You’ve got to wash all this food down with something, and these tropical drinks are a fine choice to join the bookkeepers in on their island-inspired celebration. You can skip the margaritas unless you’re at a midnight buffet, but that’s a menu for a different movie.
When to Serve: As Scrooge walks home, just after “One More Sleep ‘til Christmas”
Gonzo won’t eat it while he’s working, but you can! I recommend a rustic bread to match the early-industrial Victorian era the film takes place in. Just be sure not to fill up on it, because we haven’t even seen any ghosts yet!
A Sampler of Roast Beef, served with Mustard, Cheese, and Gravy
When to Serve: Just before “Marley and Marley”
We’re not at the main course just yet, but with Scrooge dishing out some savory recollections of meals past, we couldn’t pass that up! The good news is that pretty much any beef you serve will be undigested, as the movie describes. For best results, only use a blot of mustard, and a lot of gravy, as this dish is more gravy than of grave. You might also want to consider using leftover cheese cubes and bread to make a beef slider. Scrooge would value your thrift.
When to Serve: When Rizzo finds his jelly beans
We’ve been making healthy picks so far, so I think it’s time to sneak in some sweets. Serving suggestion: keep them in your pocket, then forget about them until this moment. It worked for Rizzo!
White Chocolate-Covered Pretzels
When to Serve: When Gonzo pulls Rizzo out of the icy water
I would never suggest eating rats, least of all Rizzo, but there’s something about his icy shell that’s always looked appetizing. So why not replicate his appearance with some chocolate? Something tells me he’d approve.
When to Serve: The Swedish Chef’s appearance
It’s a good party snack, worthy of old Fozziwig. Just make sure they’re not singing before you eat them.

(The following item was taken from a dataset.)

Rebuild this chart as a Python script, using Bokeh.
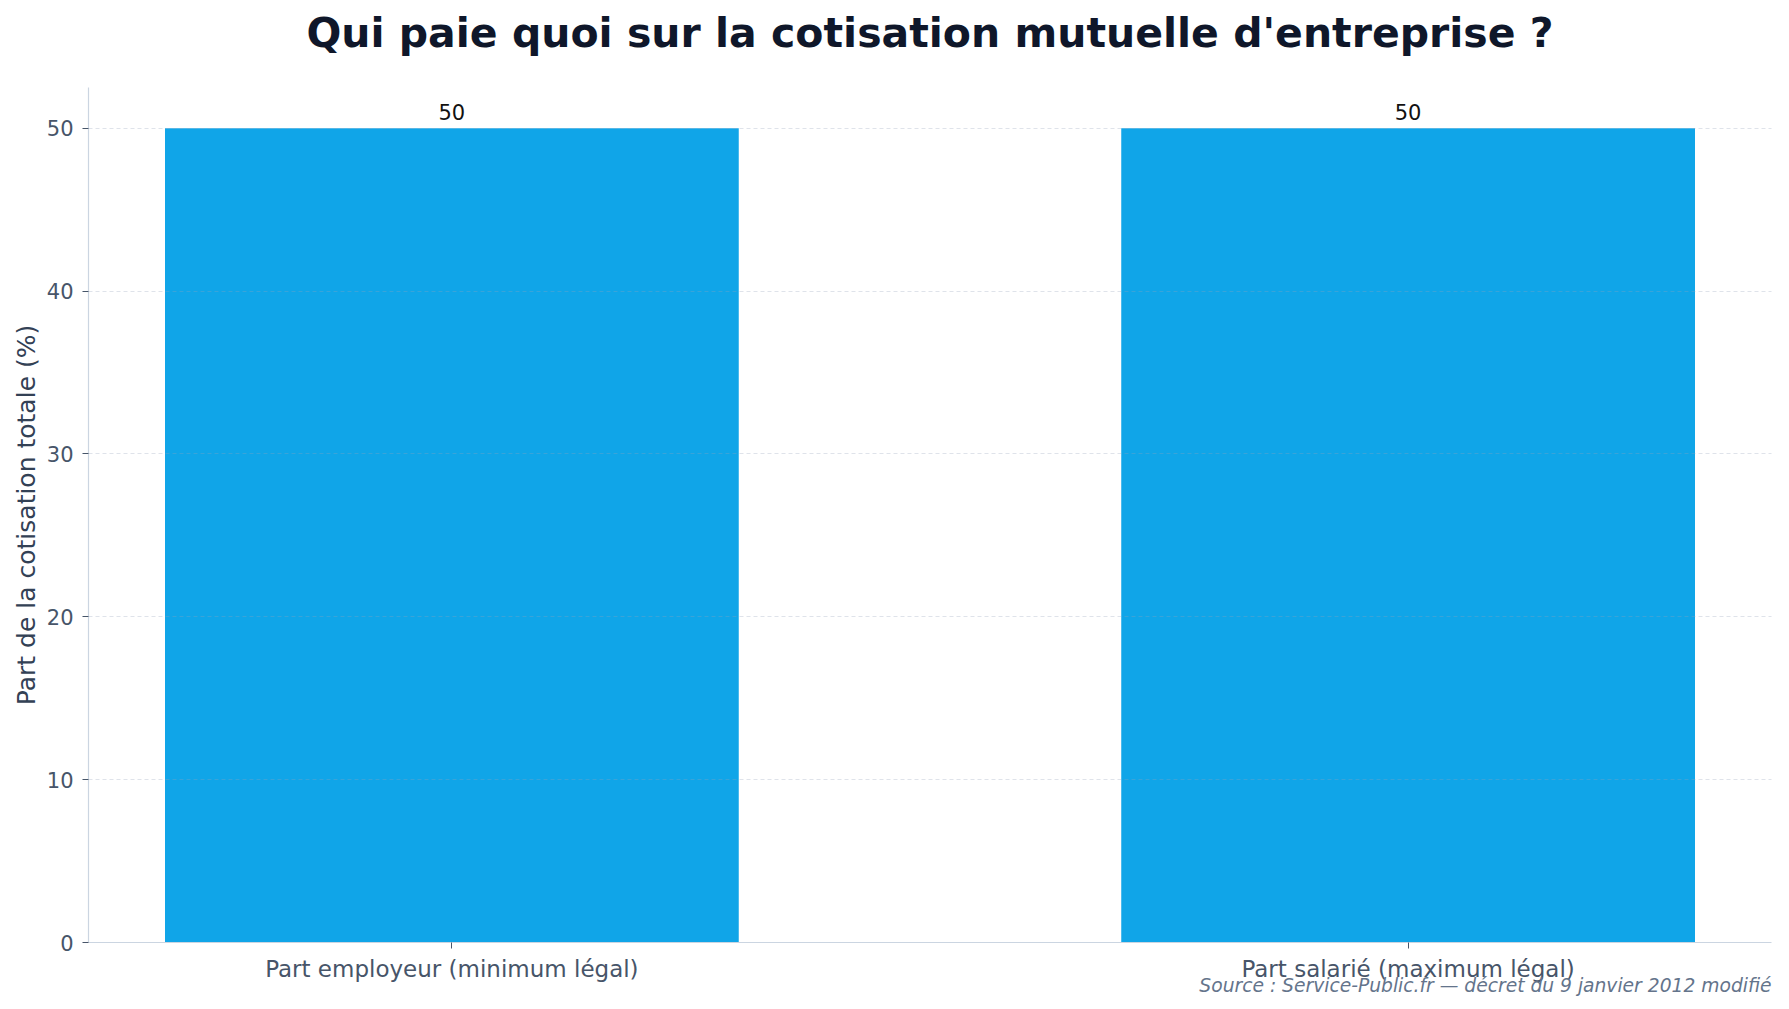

When to Serve: When Rizzo lands on the goose
So if you’re like me, you may not have tasted goose before. Having researched the topic for an extended period of time… okay, I Googled it during “When Love is Gone.” Regardless, my search revealed that several sources claim that while being poultry, goose actually tastes closer to rare roast beef than chicken or turkey. So if your grocery budget’s on par with the Cratchits, break out the Tupperware and grab some leftover roast beef from the Marleys’ visit. For extra authenticity, season with soot and singed rat hairs.
When to Serve: When Emily Cratchit checks the chestnuts
If Miss Piggy says it’s a chef’s thing, it’s a chef’s thing. Are you going to correct her? More importantly, eat up, because Christmas Yet to Come is light on cuisine. We’ve had a lot to digest, both in food and story, but we’ve still yet to get to the big finish.
When to Serve: When Old Joe appears
Old Joe’s body shape looks like a large melon, and his red lips suggest this perfect summertime treat. Which I’m asking you to eat in December. To be fair, this might work better if you watch this for Christmas in July. Or if you live in the Southern Hemisphere.
A Cold Glass of Water
When to Serve: During the Cratchits’ first Christmas without Tiny Tim
Christmas Yet to Come sure does serve as a wake-up call to Scrooge, much like cold water to the face. But to save on cleanup, you can just put that water to your lips.
When to Serve: When you hear “The Love We Found”
We made it! At long last, we’ve made it to the main course! Scrooge is redeemed, the Cratchits’ lives are improved, and Tiny Tim’s going to live, so LET’S EAT!!! But be quick, because you only have until the credits are over. Otherwise, you’ll have to start shoving down shredded wheat and cranberry sauce when you put on “A Muppet Family Christmas.”